Both the 2013 book and the 2017 extended documentation are praised by many Islamic and Christian religious leaders and scholars as an effective antidote to the negative image of Islam spread by ISIS and other self-declared radical Muslims, and I have personally witnessed Dr. Sayyid Syeed, Emeritus National Director for the Office for Interfaith and Community Alliances for the Islamic Society of North America, endorse it as one of the most important contemporary developments that will help to balance the image of Islam in the world. On the other hand, it must be said that many scholars are quite hesitant to acknowledge the historical value of these covenants for two reasons.

In the first place, it is clear that the copies that have been preserved in the archives and the monasteries are substantially younger than the originals from which they claim to be copied. It is therefore quite possible that the documents have a later origin and cannot be used as evidence of Muhammad’s personal attitude toward Christian groups. In the second place, the text of the documents strongly suggests a situation in which Christians need protection by Muslim authorities, presupposing a rather established and wide-reaching Muslim administration. On the one hand, quite a few historians have argued that such covenants were most likely forged by Christian groups who could not produce any more powerful means for their protection than a document supposedly signed by the Prophet himself.

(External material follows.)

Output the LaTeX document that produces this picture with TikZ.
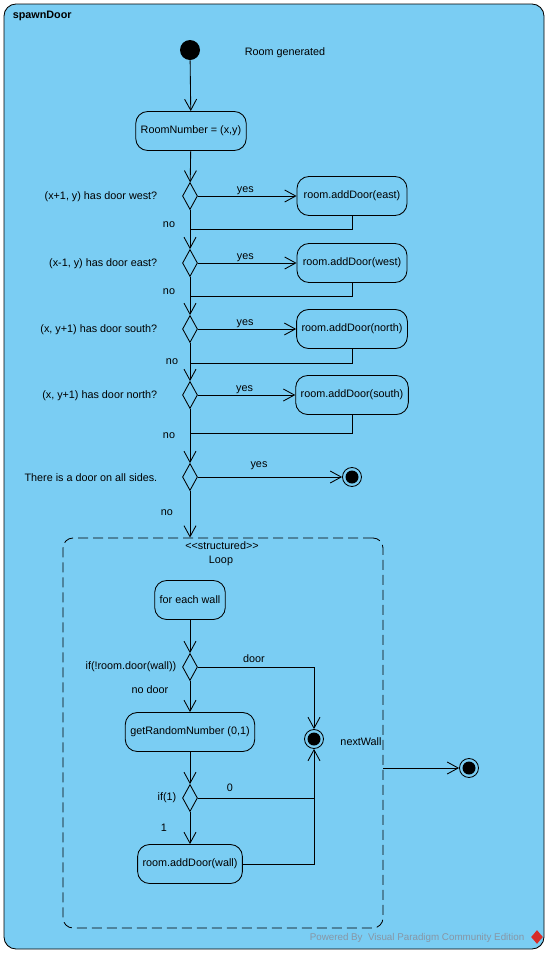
\documentclass[tikz,border=0pt]{standalone}
\usepackage{fontspec}
\setmainfont{Liberation Sans}
\usetikzlibrary{arrows.meta,shapes.geometric}
\definecolor{vpblue}{RGB}{122,205,243}
\definecolor{vpgray}{RGB}{135,150,165}
\definecolor{vpred}{RGB}{215,45,40}
\begin{document}
\begin{tikzpicture}[x=1pt,y=-1pt,line width=0.85pt,
        font=\fontsize{10.8}{13}\selectfont,
        flow/.style={-{Straight Barb[length=11pt,width=12pt]}},
        action/.style={draw,rounded corners=12pt,minimum height=39pt,inner xsep=5pt,inner ysep=2pt},
        decision/.style={draw,diamond,minimum width=15pt,minimum height=27pt,inner sep=0},
        initnode/.style={circle,fill=black,minimum size=20pt,inner sep=0},
        finalnode/.style={circle,draw,fill=vpblue,minimum size=19pt,inner sep=0,
            path picture={\fill[black] (path picture bounding box.center) circle (6.5pt);}},
        region/.style={draw,dash pattern=on 10pt off 5pt,rounded corners=10pt},
        ]
        \useasboundingbox (0,0) rectangle (549,954);
        \draw[fill=vpblue,rounded corners=12pt] (4,4) rectangle (544,949);
        \node[anchor=west,font=\fontsize{10.8}{13}\selectfont\bfseries] (title) at (9,16) {spawnDoor};

        \node[initnode] (init) at (190,50) {};
        \node (gen) at (285,53) {Room generated};
        \node[action] (rn) at (191,131) {RoomNumber = (x,y)};
        \draw[flow] (init) -- (rn);

        \foreach \i/\y/\q/\side in {1/196/{(x+1, y) has door west?}/east,
                2/263/{(x-1, y) has door east?}/west,
                3/329/{(x, y+1) has door south?}/north,
                4/395/{(x, y+1) has door north?}/south}{
            \node[decision] (d\i) at (190,\y) {};
            \node[anchor=east] (q\i) at (161,\y+1) {\q};
            \node[action,minimum width=110pt] (a\i) at (352,\y) {room.addDoor(\side)};
            \draw[flow] (d\i) -- node[above,inner sep=1pt,pos=0.48] {yes} (a\i);
        }
        \node[decision] (d5) at (190,477) {};
        \node[anchor=east] (q5) at (161,478) {There is a door on all sides.};
        \node[finalnode] (f1) at (352,477) {};
        \draw[flow] (d5) -- (f1);
        \node (yes5) at (259,466) {yes};

        \foreach \i/\y/\nx/\ny in {1/229/169/225, 2/296/169/292, 3/363/172/362, 4/433/169/436}{
            \coordinate (m\i) at (190,\y);
            \draw (a\i) |- (m\i);
            \node (no\i) at (\nx,\ny) {no};
        }
        \node (no5) at (167,513) {no};

        \draw[flow] (rn) -- (d1);
        \foreach \i [evaluate=\i as \j using int(\i+1)] in {1,...,4}{
            \draw[flow] (d\i) -- (d\j);
        }

        \node[region,minimum width=320pt,minimum height=390pt] (loop) at (223,733) {};
        \draw[flow] (d5) -- (d5 |- loop.north);
        \node (st) at (222,546) {<{}<structured>{}>};
        \node (lp) at (221,561) {Loop};

        \node[action] (w1) at (190,600) {for each wall};
        \node[decision] (d6) at (190,667) {};
        \node[anchor=east] (q6) at (180,667) {if(!room.door(wall))};
        \node[action] (g1) at (190,732) {getRandomNumber (0,1)};
        \node[decision] (d7) at (190,798) {};
        \node[anchor=east] (q7) at (180,798) {if(1)};
        \node[action] (aw) at (190,864) {room.addDoor(wall)};
        \node[finalnode] (f2) at (314,739) {};
        \coordinate (c7) at (314,798);

        \draw[flow] (w1) -- (d6);
        \draw[flow] (d6) -- (g1);
        \draw[flow] (g1) -- (d7);
        \draw[flow] (d7) -- (aw);
        \draw[flow] (d6) -| (f2);
        \draw[flow] (d7) -| (f2);
        \draw (aw) -| (c7);
        \node (door) at (254,659) {door};
        \node (nodoor) at (150,690) {no door};
        \node (zero) at (230,788) {0};
        \node (one) at (164,828) {1};
        \node (nw) at (361,742) {nextWall};

        \node[finalnode] (f3) at (469,768) {};
        \draw[flow] (loop.east |- f3) -- (f3);

        \node[anchor=east,text=vpgray,font=\fontsize{9.8}{11}\selectfont] (vp) at (528,938) {Powered By \ Visual Paradigm Community Edition};
        \node[diamond,fill=vpred,minimum width=12pt,minimum height=14pt,inner sep=0] (logo) at (537,937) {};
\end{tikzpicture}
\end{document}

On the other hand, John Andrew Morrow and other defenders of the authenticity of these covenants are able to show that there is a multiple attestation (tawātur in hadith science) of such covenants, which in itself shows that the texts of the covenants were acceptable not only to Christians but also to Muslims as arguments on a traditional basis.

Since I am not an historian, but a theologian interested in Christian-Muslim relations, I am glad that the Covenants Initiative has been able to highlight a positive approach to Christians and other People of Scripture in the early history of Islam, even if this approach cannot be traced back to Prophet Muhammad. In my own studies of the term ahl al-kitāb—usually translated “People of the Book”—in the Qur’ān I have noticed that most texts addressing Jews and Christians as “People of Scripture” contain strong polemical elements. Yet they are based on actual or fictional dialogues in which the Qur’ān argues against Jews and Christians who trust their own religious traditions rather than being receptive to God’s revelation. Modern uses of terms like “People of the Book,” “A Common Word,” or “Abrahamic Religions” as labels of what we all have in common are therefore misleading, because they indicate differences rather than commonalities. Yet they do so on the basis of an insight that human beings are in this world together and that they are created to find a better understanding by using their differences as mirrors to “emulate one another in doing good,” as the Qur’ān famously states.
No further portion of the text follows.